How many of the lines that follow contain the word "React"? Give only the number.
----------------------------------------
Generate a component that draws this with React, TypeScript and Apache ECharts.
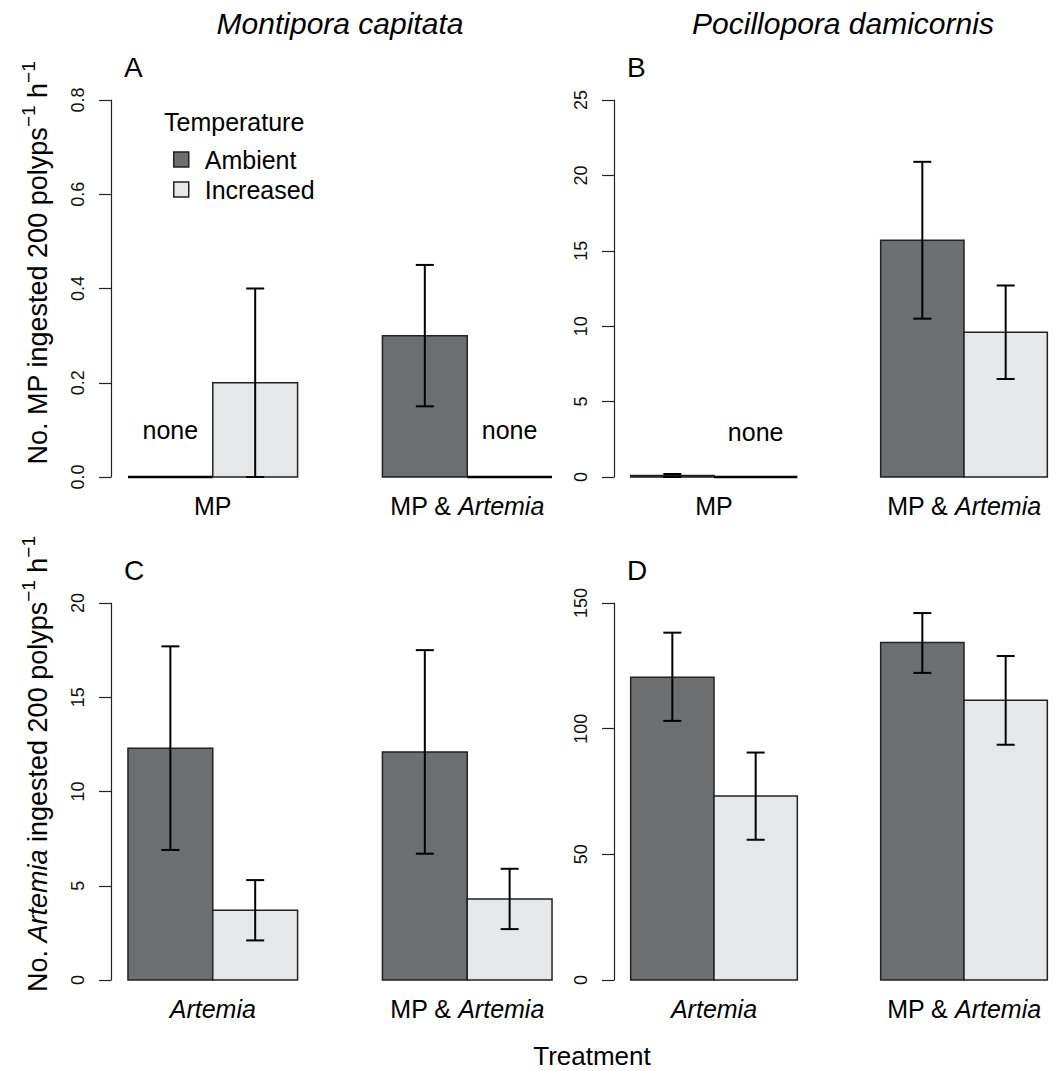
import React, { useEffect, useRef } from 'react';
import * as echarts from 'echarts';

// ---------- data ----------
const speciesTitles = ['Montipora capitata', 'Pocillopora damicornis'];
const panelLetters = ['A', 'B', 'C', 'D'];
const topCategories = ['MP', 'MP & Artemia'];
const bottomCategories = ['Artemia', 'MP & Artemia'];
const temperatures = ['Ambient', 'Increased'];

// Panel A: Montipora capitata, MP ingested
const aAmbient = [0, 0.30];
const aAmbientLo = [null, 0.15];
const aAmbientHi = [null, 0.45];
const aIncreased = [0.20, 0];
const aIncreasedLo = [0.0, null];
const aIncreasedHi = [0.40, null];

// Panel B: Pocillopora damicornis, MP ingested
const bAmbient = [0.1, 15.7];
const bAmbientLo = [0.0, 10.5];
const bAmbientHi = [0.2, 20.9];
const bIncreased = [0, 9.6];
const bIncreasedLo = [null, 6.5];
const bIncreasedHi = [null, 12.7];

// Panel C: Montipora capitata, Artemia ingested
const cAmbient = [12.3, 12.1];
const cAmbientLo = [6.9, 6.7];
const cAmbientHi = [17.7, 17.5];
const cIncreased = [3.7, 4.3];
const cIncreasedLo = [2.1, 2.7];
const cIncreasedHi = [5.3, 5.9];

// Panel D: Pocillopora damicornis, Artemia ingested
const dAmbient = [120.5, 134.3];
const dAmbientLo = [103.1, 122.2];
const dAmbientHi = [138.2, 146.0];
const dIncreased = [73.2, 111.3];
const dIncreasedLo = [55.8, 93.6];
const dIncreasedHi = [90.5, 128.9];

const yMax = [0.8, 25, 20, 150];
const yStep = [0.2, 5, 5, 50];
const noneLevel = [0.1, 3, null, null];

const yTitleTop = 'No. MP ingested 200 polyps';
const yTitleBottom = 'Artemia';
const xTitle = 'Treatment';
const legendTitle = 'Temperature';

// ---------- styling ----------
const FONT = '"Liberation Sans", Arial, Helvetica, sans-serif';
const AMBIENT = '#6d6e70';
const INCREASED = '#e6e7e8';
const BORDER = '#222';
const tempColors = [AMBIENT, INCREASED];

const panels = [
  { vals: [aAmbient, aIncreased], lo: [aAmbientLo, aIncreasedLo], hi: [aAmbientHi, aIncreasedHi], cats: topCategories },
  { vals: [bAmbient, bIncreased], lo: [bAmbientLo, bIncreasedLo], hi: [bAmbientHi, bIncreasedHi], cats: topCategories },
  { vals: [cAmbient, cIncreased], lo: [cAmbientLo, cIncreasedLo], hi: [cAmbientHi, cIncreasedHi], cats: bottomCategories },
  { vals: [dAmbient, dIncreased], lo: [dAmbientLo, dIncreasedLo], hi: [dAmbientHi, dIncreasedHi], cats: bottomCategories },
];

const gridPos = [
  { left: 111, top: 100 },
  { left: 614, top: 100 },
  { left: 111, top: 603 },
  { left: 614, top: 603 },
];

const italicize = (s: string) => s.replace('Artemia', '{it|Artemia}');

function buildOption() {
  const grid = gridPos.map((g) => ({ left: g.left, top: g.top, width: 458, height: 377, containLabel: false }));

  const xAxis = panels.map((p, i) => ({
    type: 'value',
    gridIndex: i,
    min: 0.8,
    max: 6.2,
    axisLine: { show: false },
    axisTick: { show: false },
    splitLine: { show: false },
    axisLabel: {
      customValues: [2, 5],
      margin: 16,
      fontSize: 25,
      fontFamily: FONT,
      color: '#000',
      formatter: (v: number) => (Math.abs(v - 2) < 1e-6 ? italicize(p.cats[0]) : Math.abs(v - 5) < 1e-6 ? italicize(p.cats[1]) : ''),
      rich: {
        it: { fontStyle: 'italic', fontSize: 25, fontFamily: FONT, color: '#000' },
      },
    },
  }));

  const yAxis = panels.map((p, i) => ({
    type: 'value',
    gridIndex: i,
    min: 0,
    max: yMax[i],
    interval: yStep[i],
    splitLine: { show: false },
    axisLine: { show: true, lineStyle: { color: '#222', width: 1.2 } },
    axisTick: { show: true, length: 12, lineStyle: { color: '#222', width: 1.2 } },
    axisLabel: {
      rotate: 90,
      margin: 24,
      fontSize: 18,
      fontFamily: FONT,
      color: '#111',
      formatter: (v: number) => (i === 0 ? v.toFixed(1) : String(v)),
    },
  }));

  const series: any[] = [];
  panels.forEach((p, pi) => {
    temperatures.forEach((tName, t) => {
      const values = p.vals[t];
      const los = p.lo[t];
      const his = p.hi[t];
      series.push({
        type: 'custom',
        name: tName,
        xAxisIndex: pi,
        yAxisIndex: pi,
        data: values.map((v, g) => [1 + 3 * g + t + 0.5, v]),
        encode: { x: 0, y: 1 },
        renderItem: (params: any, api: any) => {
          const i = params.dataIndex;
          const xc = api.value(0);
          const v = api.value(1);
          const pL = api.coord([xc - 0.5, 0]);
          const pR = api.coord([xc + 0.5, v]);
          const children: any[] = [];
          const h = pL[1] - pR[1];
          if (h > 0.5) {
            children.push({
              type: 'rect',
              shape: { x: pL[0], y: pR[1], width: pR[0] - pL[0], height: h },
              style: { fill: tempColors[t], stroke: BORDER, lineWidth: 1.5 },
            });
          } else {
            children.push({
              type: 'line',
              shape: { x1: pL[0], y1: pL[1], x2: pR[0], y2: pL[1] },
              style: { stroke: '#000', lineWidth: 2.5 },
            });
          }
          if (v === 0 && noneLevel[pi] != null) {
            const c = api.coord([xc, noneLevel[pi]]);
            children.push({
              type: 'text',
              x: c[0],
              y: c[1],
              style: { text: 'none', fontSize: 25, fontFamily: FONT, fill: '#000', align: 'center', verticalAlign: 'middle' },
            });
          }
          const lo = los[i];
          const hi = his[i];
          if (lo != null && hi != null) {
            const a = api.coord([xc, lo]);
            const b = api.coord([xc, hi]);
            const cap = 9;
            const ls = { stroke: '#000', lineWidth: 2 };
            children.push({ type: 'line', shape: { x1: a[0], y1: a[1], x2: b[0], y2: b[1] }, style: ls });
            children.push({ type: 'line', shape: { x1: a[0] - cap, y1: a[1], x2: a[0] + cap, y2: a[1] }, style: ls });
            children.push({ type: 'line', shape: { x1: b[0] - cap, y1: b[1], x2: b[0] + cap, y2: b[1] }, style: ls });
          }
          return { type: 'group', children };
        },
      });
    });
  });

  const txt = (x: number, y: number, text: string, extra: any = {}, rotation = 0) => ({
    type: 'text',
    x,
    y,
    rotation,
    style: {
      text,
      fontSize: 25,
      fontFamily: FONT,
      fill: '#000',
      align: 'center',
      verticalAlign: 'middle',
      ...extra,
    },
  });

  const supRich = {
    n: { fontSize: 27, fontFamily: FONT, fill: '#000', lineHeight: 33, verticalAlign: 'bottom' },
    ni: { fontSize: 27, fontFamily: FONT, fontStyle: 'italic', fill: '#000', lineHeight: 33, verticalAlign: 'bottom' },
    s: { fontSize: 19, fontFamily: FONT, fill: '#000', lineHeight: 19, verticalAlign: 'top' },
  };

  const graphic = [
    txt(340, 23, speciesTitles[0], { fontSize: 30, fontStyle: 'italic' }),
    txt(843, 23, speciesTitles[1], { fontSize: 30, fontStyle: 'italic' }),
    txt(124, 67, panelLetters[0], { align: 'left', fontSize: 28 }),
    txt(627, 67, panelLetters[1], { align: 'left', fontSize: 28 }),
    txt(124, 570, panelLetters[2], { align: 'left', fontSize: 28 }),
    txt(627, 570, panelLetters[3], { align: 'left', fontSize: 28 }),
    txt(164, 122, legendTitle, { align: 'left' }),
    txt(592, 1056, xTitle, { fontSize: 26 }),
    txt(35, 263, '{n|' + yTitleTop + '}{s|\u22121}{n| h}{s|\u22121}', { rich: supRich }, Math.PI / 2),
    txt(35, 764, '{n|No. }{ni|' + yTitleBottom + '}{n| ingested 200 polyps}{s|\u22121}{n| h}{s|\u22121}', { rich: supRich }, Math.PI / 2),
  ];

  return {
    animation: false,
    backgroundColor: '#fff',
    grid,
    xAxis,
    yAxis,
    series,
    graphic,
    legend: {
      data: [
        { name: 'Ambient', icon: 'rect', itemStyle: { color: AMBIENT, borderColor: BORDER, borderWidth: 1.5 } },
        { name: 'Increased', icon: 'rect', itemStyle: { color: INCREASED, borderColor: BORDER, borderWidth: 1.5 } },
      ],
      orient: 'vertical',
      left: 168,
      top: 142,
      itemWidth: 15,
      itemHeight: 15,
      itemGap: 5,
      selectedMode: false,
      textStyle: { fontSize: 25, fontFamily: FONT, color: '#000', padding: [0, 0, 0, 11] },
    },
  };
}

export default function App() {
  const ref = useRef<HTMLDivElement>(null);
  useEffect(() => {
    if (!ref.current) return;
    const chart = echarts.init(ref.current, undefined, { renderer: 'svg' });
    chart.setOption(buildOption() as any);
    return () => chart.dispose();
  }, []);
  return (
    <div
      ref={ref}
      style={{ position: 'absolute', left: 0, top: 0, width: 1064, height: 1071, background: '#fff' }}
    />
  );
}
----------------------------------------
Solution to this exercise:
2